Multiprogramming Performance of the Pentium 4 with Hyper-Threading
James R Bulpin
Ian A Pratt
To appear at
Workshop on Duplicating, Deconstructing, and Debunking (WDDD04), Munich, Germany, June 19-20, 2004
Abstract
Simultaneous multithreading (SMT) is a very fine grained form of hardware multithreading that allows simultaneous execution of more than one thread without the notion of an internal context switch. The fine grained sharing of processor resources means that threads can impact each others' performance.

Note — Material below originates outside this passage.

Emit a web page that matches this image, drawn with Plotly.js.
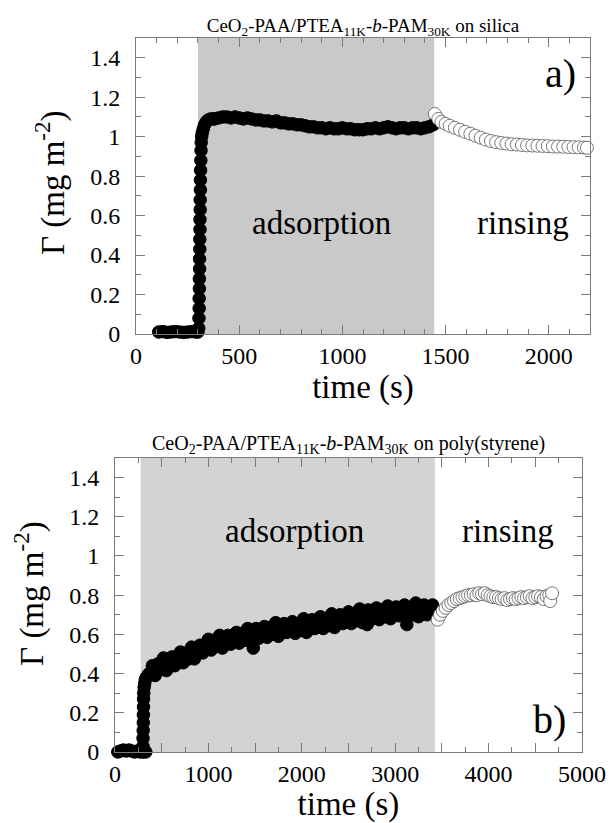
<!DOCTYPE html>
<html>
<head>
<meta charset="utf-8">
<script src="https://cdn.plot.ly/plotly-3.0.1.min.js"></script>
<style>html,body{margin:0;padding:0;background:#fff;}#chart{width:613px;height:823px;}</style>
</head>
<body>
<div id="chart"></div>
<script>
// ---------- Panel a) CeO2-PAA/PTEA11K-b-PAM30K on silica ----------
const adsorptionA = [300, 1445];          // shaded adsorption window (s)
const timeAdsA = [110,130,150,170,190,210,230,250,270,290,300,
  304,305,306,306,307,307,308,308,309,309,310,310,311,311,312,312,313,314,315,316,318,321,
  326,332,340,350,362,375,
  380,400,420,440,460,480,500,520,540,560,580,600,620,640,660,680,700,720,740,760,780,800,
  820,840,860,880,900,920,940,960,980,1000,1020,1040,1060,1080,1100,1120,1140,1160,1180,1200,
  1220,1240,1260,1280,1300,1320,1340,1360,1380,1400,1420,1440];
const gammaAdsA = [0.01,0.012,0.008,0.01,0.012,0.01,0.008,0.01,0.012,0.01,0.01,
  0.03,0.08,0.13,0.18,0.23,0.28,0.33,0.38,0.43,0.48,0.53,0.58,0.63,0.68,0.73,0.78,0.83,0.88,0.93,0.97,1.0,1.02,
  1.04,1.06,1.075,1.085,1.09,1.09,
  1.09,1.095,1.10,1.10,1.095,1.10,1.095,1.09,1.095,1.09,1.085,1.085,1.08,1.08,1.075,1.08,1.07,1.07,1.065,1.065,1.06,1.06,
  1.055,1.05,1.05,1.045,1.045,1.04,1.045,1.04,1.04,1.045,1.04,1.04,1.035,1.035,1.035,1.04,1.04,1.045,1.04,1.045,
  1.05,1.045,1.04,1.045,1.045,1.04,1.045,1.045,1.04,1.045,1.05,1.06];
const timeRinseA = [1448,1465,1480,1500,1520,1545,1570,1595,1620,1645,1670,1695,1720,1745,1770,1795,
  1820,1845,1870,1895,1920,1945,1970,1995,2020,2045,2070,2095,2120,2145,2170,2185];
const gammaRinseA = [1.115,1.09,1.075,1.065,1.055,1.045,1.035,1.025,1.015,1.005,0.995,0.985,0.978,0.972,0.968,0.965,
  0.962,0.96,0.958,0.956,0.955,0.954,0.953,0.952,0.95,0.95,0.949,0.948,0.947,0.946,0.945,0.944];

// ---------- Panel b) CeO2-PAA/PTEA11K-b-PAM30K on poly(styrene) ----------
const adsorptionB = [275, 3425];
const timeAdsB = [30,60,90,120,150,180,210,240,270,300,330,
  300,300,302,303,304,305,306,308,312,318,325,335,350,365,380,
  400,430,460,490,520,550,580,610,640,670,700,730,760,790,820,850,880,910,940,970,
  1000,1030,1060,1090,1120,1150,1180,1210,1240,1270,1300,1330,1360,1390,1420,1450,1480,1510,1540,1570,
  1600,1630,1660,1690,1720,1750,1780,1810,1840,1870,1900,1930,1960,1990,2020,2050,2080,2110,2140,2170,
  2200,2230,2260,2290,2320,2350,2380,2410,2440,2470,2500,2530,2560,2590,2620,2650,2680,2710,2740,2770,
  2800,2830,2860,2890,2920,2950,2980,3010,3040,3070,3100,3130,3160,3190,3220,3250,3280,3310,3340,3370,
  3400,3420, 1480,2700,3125];
const gammaAdsB = [0.0,0.005,0.01,0.005,0.01,0.005,0.0,0.005,0.0,0.0,0.0,
  0.03,0.07,0.11,0.15,0.19,0.23,0.27,0.30,0.33,0.35,0.37,0.38,0.39,0.40,0.405,
  0.44,0.39,0.45,0.42,0.48,0.415,0.455,0.485,0.44,0.48,0.51,0.455,0.505,0.475,0.535,0.475,0.515,0.545,0.505,0.545,
  0.575,0.52,0.57,0.54,0.595,0.53,0.57,0.595,0.55,0.59,0.61,0.555,0.605,0.57,0.63,0.565,0.60,0.63,0.58,0.62,
  0.64,0.585,0.635,0.60,0.66,0.59,0.63,0.655,0.61,0.645,0.665,0.605,0.655,0.62,0.68,0.61,0.65,0.675,0.63,0.665,
  0.69,0.63,0.68,0.645,0.705,0.635,0.675,0.70,0.655,0.69,0.715,0.655,0.705,0.67,0.73,0.66,0.70,0.725,0.675,0.71,
  0.735,0.675,0.725,0.69,0.745,0.68,0.715,0.74,0.695,0.73,0.75,0.69,0.735,0.70,0.76,0.69,0.725,0.75,0.70,0.735,
  0.75,0.715, 0.53,0.65,0.65];
const timeRinseB = [3455,3480,3510,3540,3570,3600,3630,3660,3690,3720,3750,3780,3810,3840,3870,3900,3930,3960,3990,
  4020,4050,4080,4110,4140,4170,4200,4230,4260,4290,4320,4350,4380,4410,4440,4470,4500,4530,4560,4590,4620,4650,4660,4680];
const gammaRinseB = [0.675,0.70,0.72,0.735,0.75,0.76,0.77,0.78,0.785,0.79,0.795,0.80,0.80,0.805,0.80,0.81,0.805,0.81,0.80,
  0.795,0.79,0.79,0.785,0.78,0.785,0.775,0.78,0.785,0.78,0.785,0.79,0.785,0.79,0.795,0.785,0.79,0.795,0.79,0.78,0.795,0.80,0.77,0.81];

const SERIF = 'Liberation Serif';
const FRAME = '#7a7a7a';
const Y_TITLE = 'Γ (mg m<sup>-2</sup>)';

function filled(x, y, xa, ya) {
  return {x: x, y: y, xaxis: xa, yaxis: ya, type: 'scatter', mode: 'markers', cliponaxis: false,
    hoverinfo: 'skip', showlegend: false,
    marker: {size: 12.5, color: '#000', line: {color: '#000', width: 1}}};
}
function open(x, y, xa, ya) {
  return {x: x, y: y, xaxis: xa, yaxis: ya, type: 'scatter', mode: 'markers', cliponaxis: false,
    hoverinfo: 'skip', showlegend: false,
    marker: {size: 13, color: '#fff', line: {color: '#555', width: 0.8}}};
}

const data = [
  filled(timeAdsA, gammaAdsA, 'x', 'y'),
  open(timeRinseA, gammaRinseA, 'x', 'y'),
  filled(timeAdsB, gammaAdsB, 'x2', 'y2'),
  open(timeRinseB, gammaRinseB, 'x2', 'y2')
];

function xAxis(domain, range, labelStep, minorDtick, anchor) {
  return {domain: domain, range: range, anchor: anchor, tickmode: 'linear', tick0: 0, dtick: 500, ticklabelstep: labelStep,
    ticks: 'inside', ticklen: 9, tickwidth: 1, tickcolor: FRAME,
    minor: {dtick: minorDtick, tick0: 0, ticks: 'inside', ticklen: 5, tickwidth: 1, tickcolor: FRAME, showgrid: false},
    showline: true, linecolor: FRAME, linewidth: 1, mirror: 'allticks',
    showgrid: false, zeroline: false, ticklabelstandoff: 0,
    tickfont: {family: SERIF, size: 24, color: '#000'},
    title: {text: 'time (s)', font: {family: SERIF, size: 33, color: '#000'}, standoff: 0}};
}
function yAxis(domain, anchor) {
  return {domain: domain, range: [0, 1.5], anchor: anchor, tickmode: 'linear', tick0: 0, dtick: 0.2,
    ticks: 'inside', ticklen: 9, tickwidth: 1, tickcolor: FRAME,
    minor: {dtick: 0.1, tick0: 0, ticks: 'inside', ticklen: 5, tickwidth: 1, tickcolor: FRAME, showgrid: false},
    showline: true, linecolor: FRAME, linewidth: 1, mirror: 'allticks',
    showgrid: false, zeroline: false, ticklabelstandoff: 10,
    tickfont: {family: SERIF, size: 24, color: '#000'}};
}

const layout = {
  width: 613, height: 823,
  margin: {l: 0, r: 0, t: 0, b: 0},
  font: {family: SERIF, color: '#000'},
  paper_bgcolor: '#fff', plot_bgcolor: 'rgba(0,0,0,0)',
  showlegend: false,
  title: {text: 'CeO<sub>2</sub>-PAA/PTEA<sub>11K</sub>-<i>b</i>-PAM<sub>30K</sub> on silica',
    font: {family: SERIF, size: 19, color: '#000'}, x: 0.592, xanchor: 'center', y: 0.969, yanchor: 'middle'},
  xaxis: xAxis([0.2219, 0.9625], [0, 2200], 1, 100, 'y'),
  yaxis: yAxis([0.5942, 0.9538], 'x'),
  xaxis2: xAxis([0.1876, 0.9494], [0, 5000], 2, 250, 'y2'),
  yaxis2: yAxis([0.0863, 0.4435], 'x2'),
  shapes: [
    {type: 'rect', xref: 'x', yref: 'y domain', x0: adsorptionA[0], x1: adsorptionA[1], y0: 0, y1: 1,
      fillcolor: '#c9c9c9', line: {width: 0}, layer: 'below'},
    {type: 'rect', xref: 'x2', yref: 'y2 domain', x0: adsorptionB[0], x1: adsorptionB[1], y0: 0, y1: 1,
      fillcolor: '#d3d3d3', line: {width: 0}, layer: 'below'}
  ],
  annotations: [
    {text: 'CeO<sub>2</sub>-PAA/PTEA<sub>11K</sub>-<i>b</i>-PAM<sub>30K</sub> on poly(styrene)',
      xref: 'paper', yref: 'paper', x: 0.568, y: 0.4605, xanchor: 'center', yanchor: 'middle', showarrow: false,
      font: {family: SERIF, size: 20, color: '#000'}},
    {text: Y_TITLE, xref: 'paper', yref: 'paper', x: 0.0816, y: 0.7776, xanchor: 'center', yanchor: 'middle',
      textangle: -90, showarrow: false, font: {family: SERIF, size: 33, color: '#000'}},
    {text: Y_TITLE, xref: 'paper', yref: 'paper', x: 0.0489, y: 0.2795, xanchor: 'center', yanchor: 'middle',
      textangle: -90, showarrow: false, font: {family: SERIF, size: 33, color: '#000'}},
    {text: 'adsorption', xref: 'x', yref: 'y', x: 901, y: 0.56, showarrow: false, font: {family: SERIF, size: 33, color: '#000'}},
    {text: 'rinsing', xref: 'x', yref: 'y', x: 1876, y: 0.56, showarrow: false, font: {family: SERIF, size: 33, color: '#000'}},
    {text: 'a)', xref: 'x', yref: 'y', x: 2055, y: 1.32, showarrow: false, font: {family: SERIF, size: 40, color: '#000'}},
    {text: 'adsorption', xref: 'x2', yref: 'y2', x: 1927, y: 1.128, showarrow: false, font: {family: SERIF, size: 33, color: '#000'}},
    {text: 'rinsing', xref: 'x2', yref: 'y2', x: 4207, y: 1.128, showarrow: false, font: {family: SERIF, size: 33, color: '#000'}},
    {text: 'b)', xref: 'x2', yref: 'y2', x: 4657, y: 0.165, showarrow: false, font: {family: SERIF, size: 40, color: '#000'}}
  ]
};

Plotly.newPlot('chart', data, layout, {staticPlot: true, displayModeBar: false});
</script>
</body>
</html>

Tuck and Tullsen first published measurements of the performance of the SMT Pentium 4 processor with Hyper-Threading [Tuck PACT03]. Of particular interest is their evaluation of the multiprogrammed performance of the processor by concurrently running pairs of single-threaded benchmarks. In this paper we present experiments and results obtained independently that confirm their observations. We extend the measurements to consider the mutual fairness of simultaneously executing threads (an area hinted at but not covered in detail by Tuck and Tullsen) and compare the multiprogramming performance of pairs of benchmarks running on the Hyper-Threaded SMT system and on a comparable SMP system.
We show that there can be considerable bias in the performance of simultaneously executing pairs and investigate the reasons for this. We show that the performance gap between SMP and Hyper-Threaded SMT for multiprogrammed workloads is often lower than might be expected, an interesting result given the obvious economic and energy consumption advantages of the latter.